The chef concedes that his family brodetto might not be for everyone, but it's something he savours deeply.
"I grew up with it, so every herb and spice brings memories of my childhood when I cook and eat it," he says. "I remember sitting at our family table, surrounded by family and friends – it was magic for me."
Marco’s brodetto alla gradese
- 1 snapper fillet
- 1 scorpena fillet
- 4 tbsp olive oil
- 1 garlic bulb, peeled
- Black pepper
- 2 onions, finely chopped
- 1 eel, cleaned
- A few bay leaves
- 200 ml dry white wine
- Chopped tomatoes if you like them - I do!
- 200 g crab meat
- 150 g scallops
- Rustic bread, sliced to serve
- Parsley, to garnish
- Clean all the fish and portion into 3 cm x 3 cm pieces. Set aside.
- In a large pan, add 2 tbsp oil and cloves of peeled garlic (adjust the amount to taste and reserve one clove to rub on toasted bread later).

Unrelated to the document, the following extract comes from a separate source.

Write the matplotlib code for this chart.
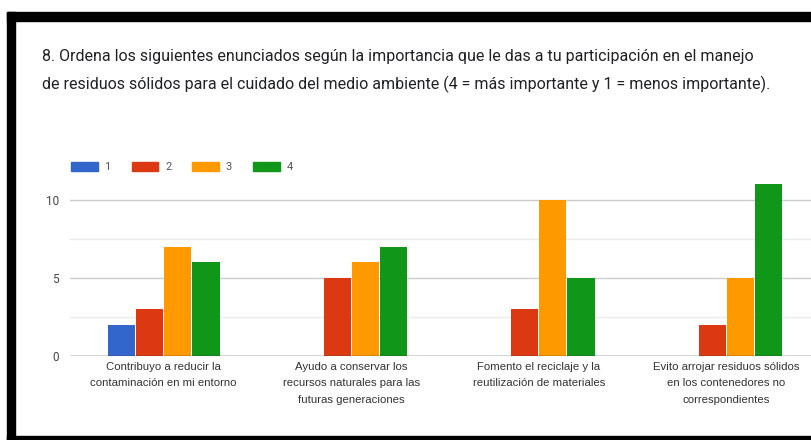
import matplotlib.pyplot as plt
from matplotlib.patches import Rectangle, Patch
import numpy as np

plt.rcParams['font.family'] = ['Roboto', 'DejaVu Sans']

title_lines = [
    "8. Ordena los siguientes enunciados según la importancia que le das a tu participación en el manejo",
    "de residuos sólidos para el cuidado del medio ambiente (4 = más importante y 1 = menos importante).",
]
categories = [
    "Contribuyo a reducir la\ncontaminación en mi entorno",
    "Ayudo a conservar los\nrecursos naturales para las\nfuturas generaciones",
    "Fomento el reciclaje y la\nreutilización de materiales",
    "Evito arrojar residuos sólidos\nen los contenedores no\ncorrespondientes",
]
series_names = ["1", "2", "3", "4"]
values_1 = [2, 0, 0, 0]
values_2 = [3, 5, 3, 2]
values_3 = [7, 6, 10, 5]
values_4 = [6, 7, 5, 11]
colors = ["#3366cc", "#dc3912", "#ff9900", "#109618"]

W, H = 812, 440
fig = plt.figure(figsize=(W / 100, H / 100), dpi=100)

# black frame of the screenshot
fig.patches.append(Rectangle((7 / W, 0), 8 / W, 1 - 12 / H, transform=fig.transFigure, color="black"))
fig.patches.append(Rectangle((7 / W, 1 - 21 / H), 1, 9 / H, transform=fig.transFigure, color="black"))
fig.patches.append(Rectangle((7 / W, 0), 1, 4 / H, transform=fig.transFigure, color="black"))

for line, ypx in zip(title_lines, [57, 84]):
    fig.text(42 / W, 1 - ypx / H, line, fontsize=11.5, color="#202124", va="center", ha="left")

# axes: y=0 at 356 px, 15.6 px per unit
ax = fig.add_axes([70 / W, (H - 356) / H, (W - 70) / W, 12 * 15.6 / H])
x = np.arange(len(categories))
bw = 0.15
all_vals = [values_1, values_2, values_3, values_4]
for i, (vals, c, name) in enumerate(zip(all_vals, colors, series_names)):
    ax.bar(x + (i - 1.5) * bw, vals, bw * 0.97, color=c, label=name, zorder=3)

ax.set_xlim(-0.5, -0.5 + (W - 70) / 187.5)
ax.set_ylim(0, 12)
for s in ax.spines.values():
    s.set_visible(False)
for v in [2.5, 7.5]:
    ax.axhline(v, color="#ebebeb", lw=1, zorder=1)
for v in [5, 10]:
    ax.axhline(v, color="#cccccc", lw=1, zorder=1)
ax.axhline(0, color="#333333", lw=1, zorder=4)

ax.set_yticks([0, 5, 10])
ax.set_yticklabels(["0", "5", "10"], fontsize=8.5, color="#444444")
ax.tick_params(axis="y", length=0, pad=8)
ax.set_xticks(x)
ax.set_xticklabels(categories, fontsize=8.2, color="#333333", linespacing=1.85,
                   family=["Liberation Sans", "DejaVu Sans"])
ax.tick_params(axis="x", length=0, pad=4)

handles = [Patch(color=c, label=n) for c, n in zip(colors, series_names)]
fig.legend(handles=handles, loc="center left", bbox_to_anchor=(71 / W, 1 - 167 / H),
           ncol=4, frameon=False, fontsize=8, handlelength=2.4, handleheight=0.9,
           handletextpad=0.6, columnspacing=1.9, borderpad=0, borderaxespad=0,
           labelcolor="#555555")

fig.savefig("out.png", dpi=100)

Cook until the garlic is golden and brown.
- Remove garlic and add cracked black pepper and half the onion.
- Cook for 10 or 15 minutes before adding in the remaining onion and the eel. Cook for a few minutes.
- Add the bay leaves and most of the white wine (make sure to reserve a splash of wine and set it aside, so you can deglaze the pan later).
- Top up with water when the wine is reduced and cook gently without stirring (now is the time to add in the tomatoes as I do)!
- In a clean pot, add 2 tbsp oil and sear the fillets of fish. Add a pinch of salt while searing the fish.
- Add in a splash of white wine and deglaze with water before combining the first pot with the second pot. Add in the crab meat and scallops just before serving. Don’t overcook. Season with salt if needed.
- Toast some rustic bread and rub with peeled garlic.
- To serve, place the grilled garlic bread in the bottom of a large bowl. Carefully place the fish fillets on top of the bread and pour over the thickened brodetto. Finish with some fresh parsley, pepper and some more bread.
- You can keep leftovers in the fridge for 3-4 days.